Dès lors, il apparaît primordial de fixer clairement les critères précis d’établissement d’éventuelles directives, de même que l’objet de celles-ci, et d’établir des garanties permettant que ces dernières ne soient en rien motivées par des considérations politiques ou diplomatiques mais répondent à des conditions objectives. Dans le cas contraire, bon nombre d’agents actuels ne trouveraient plus de sens au travail effectué. Le risque de « brain drain » prendrait toute sa signification. Par ailleurs, la diminution qualitative éventuelle des premières décisions compliquerait le travail des juridictions et retarderait l’ensemble de la procédure.

3. Le projet de loi crée en outre une sorte de droit d’asile accéléré. Nul ne peut y voir d’inconvénient à condition que les garanties juridiques propres à un Etat de droit soient respectées. Les délais prévus dans le projet (tant au niveau des recours introduits par les candidats réfugiés qu’au niveau du traitement par les instances d’asile) sont toutefois considérés par les observateurs avertis comme illusoires. Par ailleurs, la question se pose de savoir si les délais de traitement seront dans la pratique contraignants ou uniquement indicatifs. Si l’intention est de rendre ces délais impératifs, il faut être conscient que d’énormes moyens devront être mobilisés, afin, entre autres, de procéder à une audition de chaque demandeur d’asile. Dans le cas contraire, la procédure d’asile serait parfois menacée par la pression importante de l’impératif de « productivité », ce qui aboutirait ni plus ni moins à un simulacre de procédure. En outre, la multiplication des instances chargées de l’asile due à leur délocalisation risque d’accroître la charge de travail des services administratifs. Dans cette hypothèse, il sera certainement problématique de respecter les délais prévus.

4. La pratique du CGRA dans les dossiers individuels auxquels il est confronté démontre que bon nombre de demandeurs d’asile ont besoin d’une protection internationale subsidiaire et adéquate qui permettrait de suppléer aux limites de la protection de la Convention de Genève.
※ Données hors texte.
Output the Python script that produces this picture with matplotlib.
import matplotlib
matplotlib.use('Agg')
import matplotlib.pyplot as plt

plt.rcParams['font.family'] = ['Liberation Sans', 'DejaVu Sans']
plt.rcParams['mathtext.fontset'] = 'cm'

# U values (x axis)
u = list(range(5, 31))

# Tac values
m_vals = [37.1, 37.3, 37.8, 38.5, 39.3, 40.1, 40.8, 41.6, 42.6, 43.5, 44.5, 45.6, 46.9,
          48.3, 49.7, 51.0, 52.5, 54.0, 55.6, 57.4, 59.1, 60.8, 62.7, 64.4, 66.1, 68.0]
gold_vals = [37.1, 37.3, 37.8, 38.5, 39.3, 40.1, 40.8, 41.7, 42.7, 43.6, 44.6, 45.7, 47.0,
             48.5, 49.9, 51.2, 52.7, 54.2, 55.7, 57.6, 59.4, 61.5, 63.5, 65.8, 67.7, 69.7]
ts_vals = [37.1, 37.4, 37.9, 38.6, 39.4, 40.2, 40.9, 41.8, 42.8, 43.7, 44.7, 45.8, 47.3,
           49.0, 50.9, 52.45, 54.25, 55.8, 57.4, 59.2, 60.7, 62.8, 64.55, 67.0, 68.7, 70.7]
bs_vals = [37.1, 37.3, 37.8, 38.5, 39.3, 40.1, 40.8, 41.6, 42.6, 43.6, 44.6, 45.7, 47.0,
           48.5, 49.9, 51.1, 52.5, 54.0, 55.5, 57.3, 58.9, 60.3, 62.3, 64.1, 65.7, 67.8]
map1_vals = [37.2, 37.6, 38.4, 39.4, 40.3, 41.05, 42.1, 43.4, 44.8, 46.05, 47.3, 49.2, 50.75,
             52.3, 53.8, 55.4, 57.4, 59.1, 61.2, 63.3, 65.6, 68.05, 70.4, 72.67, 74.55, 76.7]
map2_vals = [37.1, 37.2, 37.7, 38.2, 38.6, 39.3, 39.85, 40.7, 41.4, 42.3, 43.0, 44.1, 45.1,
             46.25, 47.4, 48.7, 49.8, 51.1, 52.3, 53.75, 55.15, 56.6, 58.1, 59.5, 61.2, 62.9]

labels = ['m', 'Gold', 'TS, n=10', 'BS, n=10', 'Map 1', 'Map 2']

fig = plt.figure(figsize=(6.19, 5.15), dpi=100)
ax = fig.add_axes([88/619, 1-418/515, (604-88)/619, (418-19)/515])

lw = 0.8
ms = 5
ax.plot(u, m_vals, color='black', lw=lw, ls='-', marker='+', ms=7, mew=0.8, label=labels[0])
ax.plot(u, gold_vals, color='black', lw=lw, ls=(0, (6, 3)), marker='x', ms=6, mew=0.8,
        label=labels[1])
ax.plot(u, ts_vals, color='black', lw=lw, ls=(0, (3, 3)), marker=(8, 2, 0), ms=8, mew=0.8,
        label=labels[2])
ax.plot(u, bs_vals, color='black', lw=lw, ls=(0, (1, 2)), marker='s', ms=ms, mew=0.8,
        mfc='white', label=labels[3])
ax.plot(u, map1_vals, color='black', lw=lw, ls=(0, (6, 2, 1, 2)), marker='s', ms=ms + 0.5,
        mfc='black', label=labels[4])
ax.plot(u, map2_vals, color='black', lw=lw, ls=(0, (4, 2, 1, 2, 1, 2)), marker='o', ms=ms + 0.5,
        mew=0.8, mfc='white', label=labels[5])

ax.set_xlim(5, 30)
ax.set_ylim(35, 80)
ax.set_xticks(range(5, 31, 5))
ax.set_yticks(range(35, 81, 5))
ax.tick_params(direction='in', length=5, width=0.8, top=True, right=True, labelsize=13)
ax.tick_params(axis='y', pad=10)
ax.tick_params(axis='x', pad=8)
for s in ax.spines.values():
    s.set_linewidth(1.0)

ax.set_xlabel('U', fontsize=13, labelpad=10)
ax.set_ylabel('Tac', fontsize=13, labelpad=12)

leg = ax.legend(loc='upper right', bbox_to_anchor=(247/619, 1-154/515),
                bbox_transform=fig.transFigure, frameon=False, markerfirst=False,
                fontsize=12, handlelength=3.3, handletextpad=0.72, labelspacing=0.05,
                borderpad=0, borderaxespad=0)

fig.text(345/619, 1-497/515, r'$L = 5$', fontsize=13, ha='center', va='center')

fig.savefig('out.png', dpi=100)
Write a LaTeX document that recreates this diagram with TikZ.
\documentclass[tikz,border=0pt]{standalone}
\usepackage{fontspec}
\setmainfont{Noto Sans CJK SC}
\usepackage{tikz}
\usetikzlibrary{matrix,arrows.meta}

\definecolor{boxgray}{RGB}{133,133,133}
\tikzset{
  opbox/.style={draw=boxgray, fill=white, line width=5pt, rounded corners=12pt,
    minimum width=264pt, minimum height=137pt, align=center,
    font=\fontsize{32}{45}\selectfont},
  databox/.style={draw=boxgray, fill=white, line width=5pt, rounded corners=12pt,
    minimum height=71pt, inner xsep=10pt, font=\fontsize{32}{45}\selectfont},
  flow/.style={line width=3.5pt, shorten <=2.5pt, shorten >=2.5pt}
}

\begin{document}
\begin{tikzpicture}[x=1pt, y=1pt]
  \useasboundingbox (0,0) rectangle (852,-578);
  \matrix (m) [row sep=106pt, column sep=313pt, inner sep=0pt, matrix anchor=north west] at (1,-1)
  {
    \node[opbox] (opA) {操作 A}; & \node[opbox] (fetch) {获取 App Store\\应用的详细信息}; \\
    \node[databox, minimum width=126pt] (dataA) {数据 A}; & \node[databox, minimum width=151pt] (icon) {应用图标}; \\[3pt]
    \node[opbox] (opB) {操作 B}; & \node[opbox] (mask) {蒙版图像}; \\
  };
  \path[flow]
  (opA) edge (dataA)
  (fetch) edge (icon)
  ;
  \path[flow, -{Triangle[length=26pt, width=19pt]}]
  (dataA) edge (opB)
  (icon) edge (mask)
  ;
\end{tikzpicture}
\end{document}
L’accord gouvernemental prévoyait la création d’un statut B ou humanitaire, rencontrant dès lors d’une part les préoccupations humanitaires qui ne sont pas du ressort de la procédure d’asile telle qu’elle est définie actuellement et d’autre part, la prise de position en ce sens de la Commission.

Nous sommes donc surpris de constater que le projet actuel ne prévoit nullement la création d’une protection alternative, ce qui nous paraît regrettable. Le personnel des futures instances d’asile sera dès lors encore régulièrement confronté à des personnes présentant un besoin criant de protection sans toutefois, dans l’état actuel de la loi, pouvoir la leur accorder.


Le personnel du CGRA

CC Mesdames et Messieurs les membres des Commissions de l’Intérieur de la Chambre et du Sénat,

Monsieur le Délégué du HCR à Bruxelles,

Monsieur Luc De Smet, Commissaire général aux réfugiés et aux apatrides,

Monsieur Xavier De Beys, Commissaire adjoint.